* Given data *
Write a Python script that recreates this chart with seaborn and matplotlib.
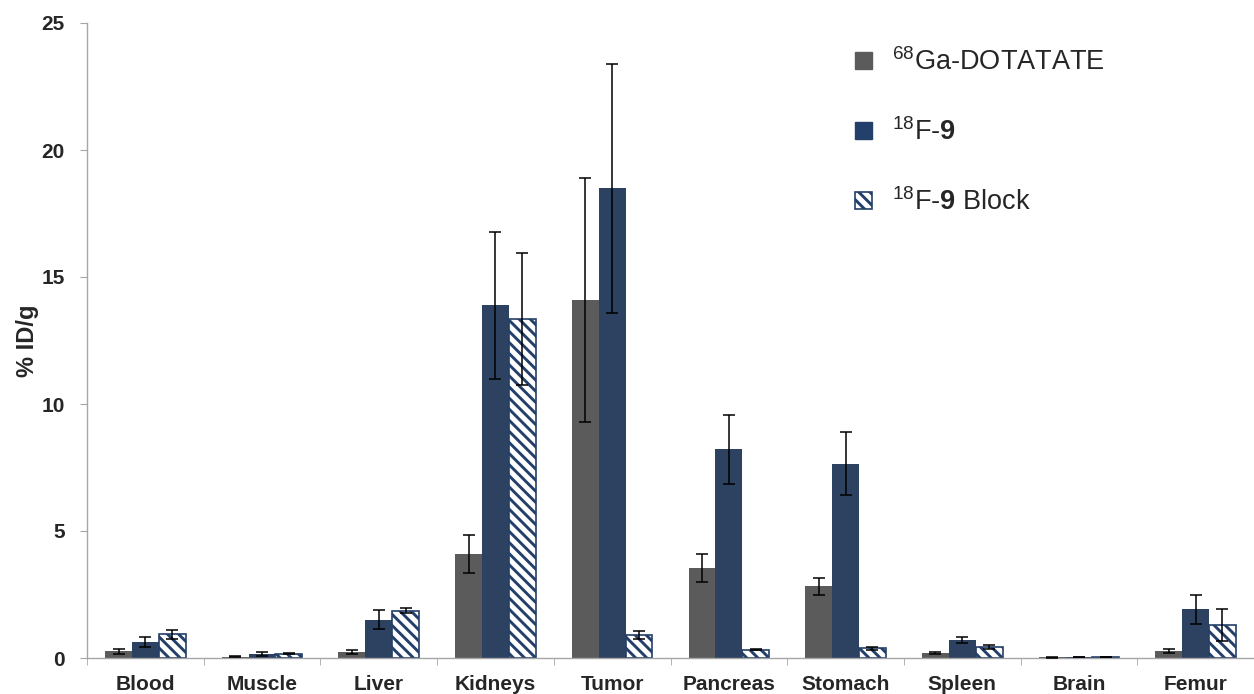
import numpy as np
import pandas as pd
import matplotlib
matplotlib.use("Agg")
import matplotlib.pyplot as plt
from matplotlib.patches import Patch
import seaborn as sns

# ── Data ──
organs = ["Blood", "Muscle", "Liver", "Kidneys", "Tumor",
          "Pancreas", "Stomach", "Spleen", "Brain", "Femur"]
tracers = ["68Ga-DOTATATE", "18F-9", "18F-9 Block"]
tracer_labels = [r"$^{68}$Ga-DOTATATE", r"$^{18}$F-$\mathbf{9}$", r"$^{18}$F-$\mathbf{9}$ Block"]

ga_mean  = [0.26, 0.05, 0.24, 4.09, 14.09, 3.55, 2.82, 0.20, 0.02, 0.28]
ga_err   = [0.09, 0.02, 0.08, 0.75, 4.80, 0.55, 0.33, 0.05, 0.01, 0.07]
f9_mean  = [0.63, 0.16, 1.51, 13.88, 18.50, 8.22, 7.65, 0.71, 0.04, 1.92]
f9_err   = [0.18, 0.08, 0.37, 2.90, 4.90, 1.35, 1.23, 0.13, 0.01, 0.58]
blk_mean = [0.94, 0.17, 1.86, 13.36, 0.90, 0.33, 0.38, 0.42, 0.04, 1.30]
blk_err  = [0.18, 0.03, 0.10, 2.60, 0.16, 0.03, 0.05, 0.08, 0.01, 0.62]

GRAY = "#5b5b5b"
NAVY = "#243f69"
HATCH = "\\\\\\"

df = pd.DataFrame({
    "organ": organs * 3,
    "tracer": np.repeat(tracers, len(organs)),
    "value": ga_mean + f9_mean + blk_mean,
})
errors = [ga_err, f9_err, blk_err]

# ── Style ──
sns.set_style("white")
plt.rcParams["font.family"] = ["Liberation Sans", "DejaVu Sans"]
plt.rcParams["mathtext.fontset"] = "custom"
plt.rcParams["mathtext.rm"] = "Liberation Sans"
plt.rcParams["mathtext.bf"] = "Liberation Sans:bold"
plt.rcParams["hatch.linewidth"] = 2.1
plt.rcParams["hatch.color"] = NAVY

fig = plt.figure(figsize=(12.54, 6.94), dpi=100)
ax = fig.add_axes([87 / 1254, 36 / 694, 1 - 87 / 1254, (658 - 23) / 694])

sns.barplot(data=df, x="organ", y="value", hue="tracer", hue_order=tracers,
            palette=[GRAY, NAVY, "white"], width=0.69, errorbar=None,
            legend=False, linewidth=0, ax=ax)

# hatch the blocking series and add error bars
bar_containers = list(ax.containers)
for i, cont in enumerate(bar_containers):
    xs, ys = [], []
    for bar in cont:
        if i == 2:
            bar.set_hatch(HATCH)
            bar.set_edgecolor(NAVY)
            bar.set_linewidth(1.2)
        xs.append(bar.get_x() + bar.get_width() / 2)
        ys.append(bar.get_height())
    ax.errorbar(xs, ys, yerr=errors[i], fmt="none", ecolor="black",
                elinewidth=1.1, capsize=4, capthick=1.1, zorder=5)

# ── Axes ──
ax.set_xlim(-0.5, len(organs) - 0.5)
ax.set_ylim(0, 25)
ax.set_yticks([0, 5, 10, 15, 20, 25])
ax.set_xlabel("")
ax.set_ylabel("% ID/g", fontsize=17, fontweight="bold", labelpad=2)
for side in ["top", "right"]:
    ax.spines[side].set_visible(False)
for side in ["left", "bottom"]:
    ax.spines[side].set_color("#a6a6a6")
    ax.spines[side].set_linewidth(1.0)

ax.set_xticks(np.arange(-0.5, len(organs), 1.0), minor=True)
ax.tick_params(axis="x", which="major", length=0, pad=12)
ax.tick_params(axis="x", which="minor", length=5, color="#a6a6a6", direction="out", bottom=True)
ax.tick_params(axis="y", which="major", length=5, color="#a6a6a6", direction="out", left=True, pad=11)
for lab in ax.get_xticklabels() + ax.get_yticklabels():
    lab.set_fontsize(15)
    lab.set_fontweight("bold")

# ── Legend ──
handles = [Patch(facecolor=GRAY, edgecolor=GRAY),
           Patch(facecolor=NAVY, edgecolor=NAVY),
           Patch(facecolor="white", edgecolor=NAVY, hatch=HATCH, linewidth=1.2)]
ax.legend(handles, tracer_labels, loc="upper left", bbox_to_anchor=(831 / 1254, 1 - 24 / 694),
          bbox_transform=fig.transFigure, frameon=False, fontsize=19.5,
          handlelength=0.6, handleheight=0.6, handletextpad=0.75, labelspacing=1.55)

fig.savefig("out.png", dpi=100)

* Stated goal *
Leave the images out and output the remaining material exactly as it stands.

* Result below *
Write a Python script that recreates this chart with seaborn and matplotlib.
import numpy as np
import pandas as pd
import matplotlib
matplotlib.use("Agg")
import matplotlib.pyplot as plt
from matplotlib.patches import Patch
import seaborn as sns

# ── Data ──
organs = ["Blood", "Muscle", "Liver", "Kidneys", "Tumor",
          "Pancreas", "Stomach", "Spleen", "Brain", "Femur"]
tracers = ["68Ga-DOTATATE", "18F-9", "18F-9 Block"]
tracer_labels = [r"$^{68}$Ga-DOTATATE", r"$^{18}$F-$\mathbf{9}$", r"$^{18}$F-$\mathbf{9}$ Block"]

ga_mean  = [0.26, 0.05, 0.24, 4.09, 14.09, 3.55, 2.82, 0.20, 0.02, 0.28]
ga_err   = [0.09, 0.02, 0.08, 0.75, 4.80, 0.55, 0.33, 0.05, 0.01, 0.07]
f9_mean  = [0.63, 0.16, 1.51, 13.88, 18.50, 8.22, 7.65, 0.71, 0.04, 1.92]
f9_err   = [0.18, 0.08, 0.37, 2.90, 4.90, 1.35, 1.23, 0.13, 0.01, 0.58]
blk_mean = [0.94, 0.17, 1.86, 13.36, 0.90, 0.33, 0.38, 0.42, 0.04, 1.30]
blk_err  = [0.18, 0.03, 0.10, 2.60, 0.16, 0.03, 0.05, 0.08, 0.01, 0.62]

GRAY = "#5b5b5b"
NAVY = "#243f69"
HATCH = "\\\\\\"

df = pd.DataFrame({
    "organ": organs * 3,
    "tracer": np.repeat(tracers, len(organs)),
    "value": ga_mean + f9_mean + blk_mean,
})
errors = [ga_err, f9_err, blk_err]

# ── Style ──
sns.set_style("white")
plt.rcParams["font.family"] = ["Liberation Sans", "DejaVu Sans"]
plt.rcParams["mathtext.fontset"] = "custom"
plt.rcParams["mathtext.rm"] = "Liberation Sans"
plt.rcParams["mathtext.bf"] = "Liberation Sans:bold"
plt.rcParams["hatch.linewidth"] = 2.1
plt.rcParams["hatch.color"] = NAVY

fig = plt.figure(figsize=(12.54, 6.94), dpi=100)
ax = fig.add_axes([87 / 1254, 36 / 694, 1 - 87 / 1254, (658 - 23) / 694])

sns.barplot(data=df, x="organ", y="value", hue="tracer", hue_order=tracers,
            palette=[GRAY, NAVY, "white"], width=0.69, errorbar=None,
            legend=False, linewidth=0, ax=ax)

# hatch the blocking series and add error bars
bar_containers = list(ax.containers)
for i, cont in enumerate(bar_containers):
    xs, ys = [], []
    for bar in cont:
        if i == 2:
            bar.set_hatch(HATCH)
            bar.set_edgecolor(NAVY)
            bar.set_linewidth(1.2)
        xs.append(bar.get_x() + bar.get_width() / 2)
        ys.append(bar.get_height())
    ax.errorbar(xs, ys, yerr=errors[i], fmt="none", ecolor="black",
                elinewidth=1.1, capsize=4, capthick=1.1, zorder=5)

# ── Axes ──
ax.set_xlim(-0.5, len(organs) - 0.5)
ax.set_ylim(0, 25)
ax.set_yticks([0, 5, 10, 15, 20, 25])
ax.set_xlabel("")
ax.set_ylabel("% ID/g", fontsize=17, fontweight="bold", labelpad=2)
for side in ["top", "right"]:
    ax.spines[side].set_visible(False)
for side in ["left", "bottom"]:
    ax.spines[side].set_color("#a6a6a6")
    ax.spines[side].set_linewidth(1.0)

ax.set_xticks(np.arange(-0.5, len(organs), 1.0), minor=True)
ax.tick_params(axis="x", which="major", length=0, pad=12)
ax.tick_params(axis="x", which="minor", length=5, color="#a6a6a6", direction="out", bottom=True)
ax.tick_params(axis="y", which="major", length=5, color="#a6a6a6", direction="out", left=True, pad=11)
for lab in ax.get_xticklabels() + ax.get_yticklabels():
    lab.set_fontsize(15)
    lab.set_fontweight("bold")

# ── Legend ──
handles = [Patch(facecolor=GRAY, edgecolor=GRAY),
           Patch(facecolor=NAVY, edgecolor=NAVY),
           Patch(facecolor="white", edgecolor=NAVY, hatch=HATCH, linewidth=1.2)]
ax.legend(handles, tracer_labels, loc="upper left", bbox_to_anchor=(831 / 1254, 1 - 24 / 694),
          bbox_transform=fig.transFigure, frameon=False, fontsize=19.5,
          handlelength=0.6, handleheight=0.6, handletextpad=0.75, labelspacing=1.55)

fig.savefig("out.png", dpi=100)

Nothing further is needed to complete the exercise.